Tuesday, March 17, 2009

Oregon Unemployment Doubles in a Year; Democratic Governor Not Surprised

Cross posted at The Next Right

Oregon unemployment figures are the worst in more than two decades. Oregon's unemployment rate has doubled since January, 2008, and increased a whole percentage point in the last month.

  • 10.8% - February, 2009 unemployment
  • 9.8% - January, 2009 unemployment (adjusted)
  • 5.3% - January, 2008 unemployment

Only two employment sectors saw gains in February:

  • government (adding 6,200 jobs)
  • private educational and health services (adding 6,700 jobs)

Democratic Governor Ted Kulongoski was not surprised by the steep upward spiral, and did not present a plan of action for bringing the rate down. He saw it as an economic trend that could last through summer.
“Gov. Ted Kulongoski said he wasn't surprised by the double-digit jobless rate. Monday's numbers signal that the state's revenues will continue to decline into the 2009-2011 budget, he said.

“‘We're in a very steep decline,’ Kulongoski said. ‘Economists tell us this is a trend that may last until the middle of this year.’”

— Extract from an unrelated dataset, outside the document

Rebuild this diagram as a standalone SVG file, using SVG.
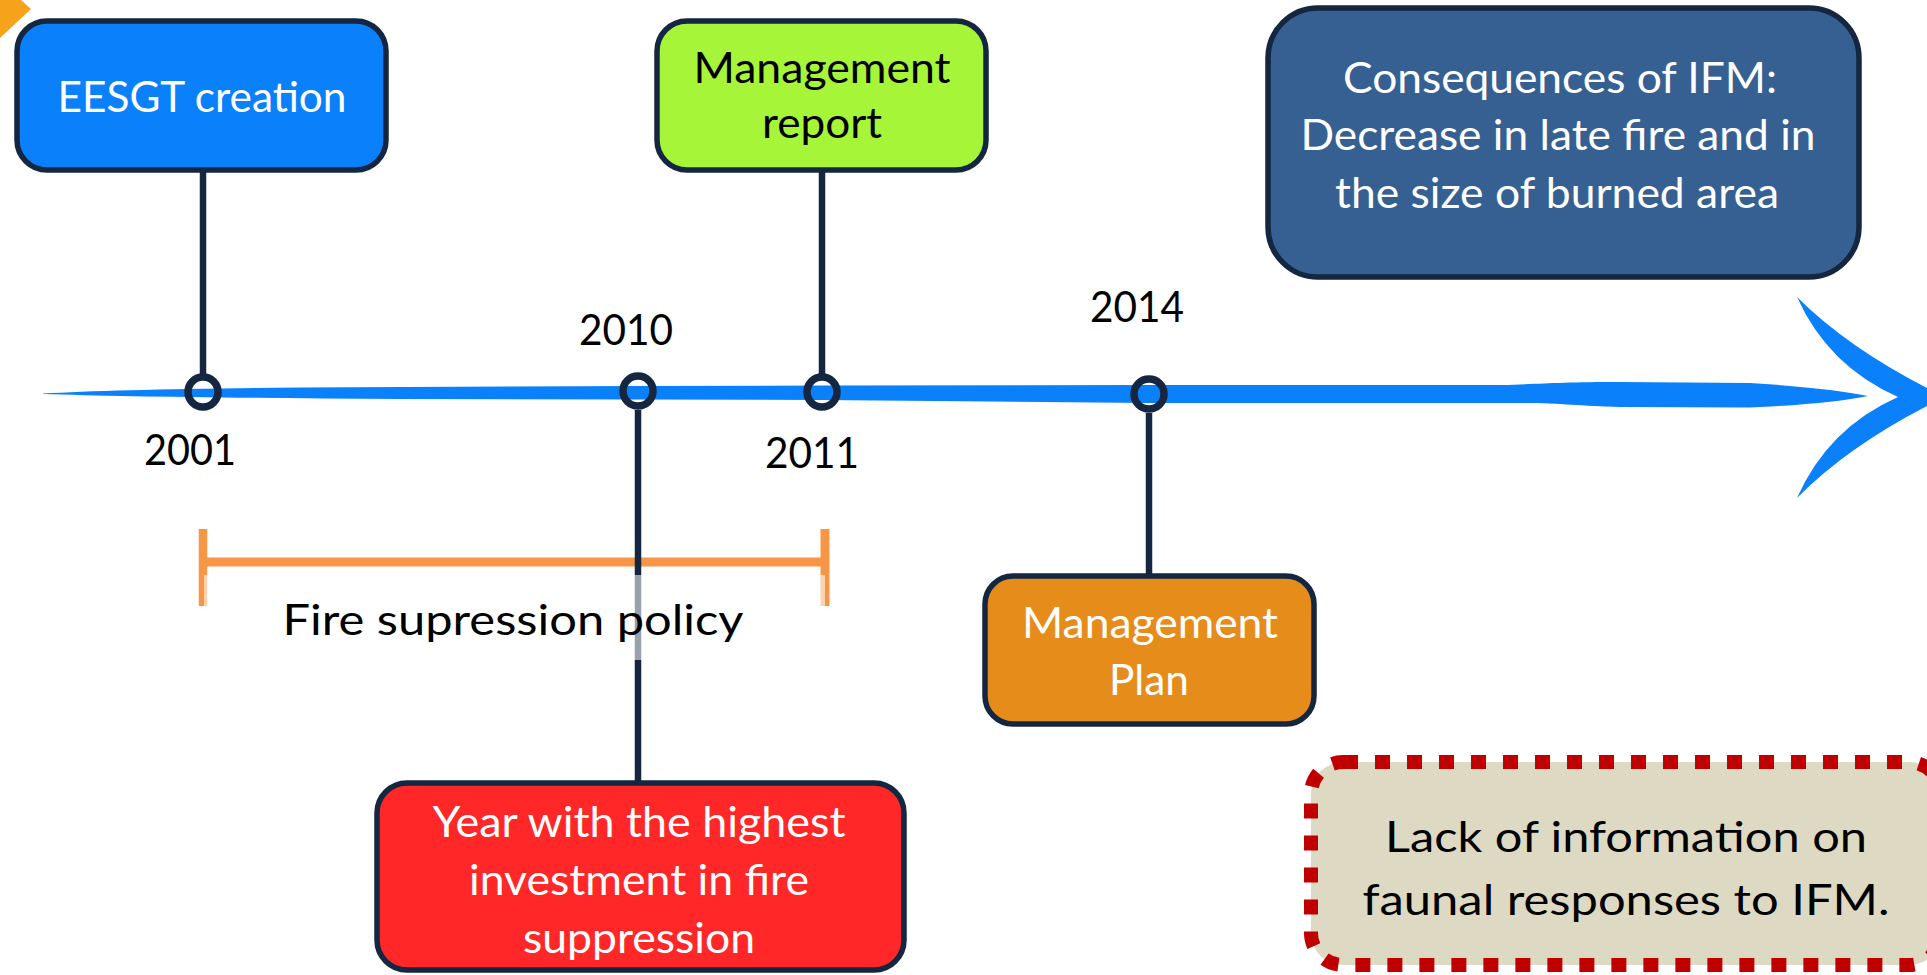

However, University of Oregon economist Tim Duy was staggered by the increase.
“To Tim Duy, a University of Oregon economist, that rate is staggering, having soared from 5.9 percent in June. But Duy finds the 21,700 jobs lost in February particularly dire.

“Duy's pessimistic projection had anticipated losses of 10,000 a month for five months. But Oregon lost more than twice that last month -- on top of 13,000, as revised, in January.

“‘What that suggests to me is the state's budget forecast is not going to work,’ Duy said. ‘My main problem is I barely see any light in the tunnel.’”

Both Governor Kulongoski and economist Duy expressed concern over the impact of the high jobless rate on the collapsing state budget. Neither mentioned the impact on the unemployed (or the downsizing or closing of businesseses that employed them).

The Oregonian didn’t think to ask Kulongoski about plans to reverse the downward trend or the human impact of high unemployment even though reporter Richard Read’s story highlights the plight of a senior citizen who almost lost her home.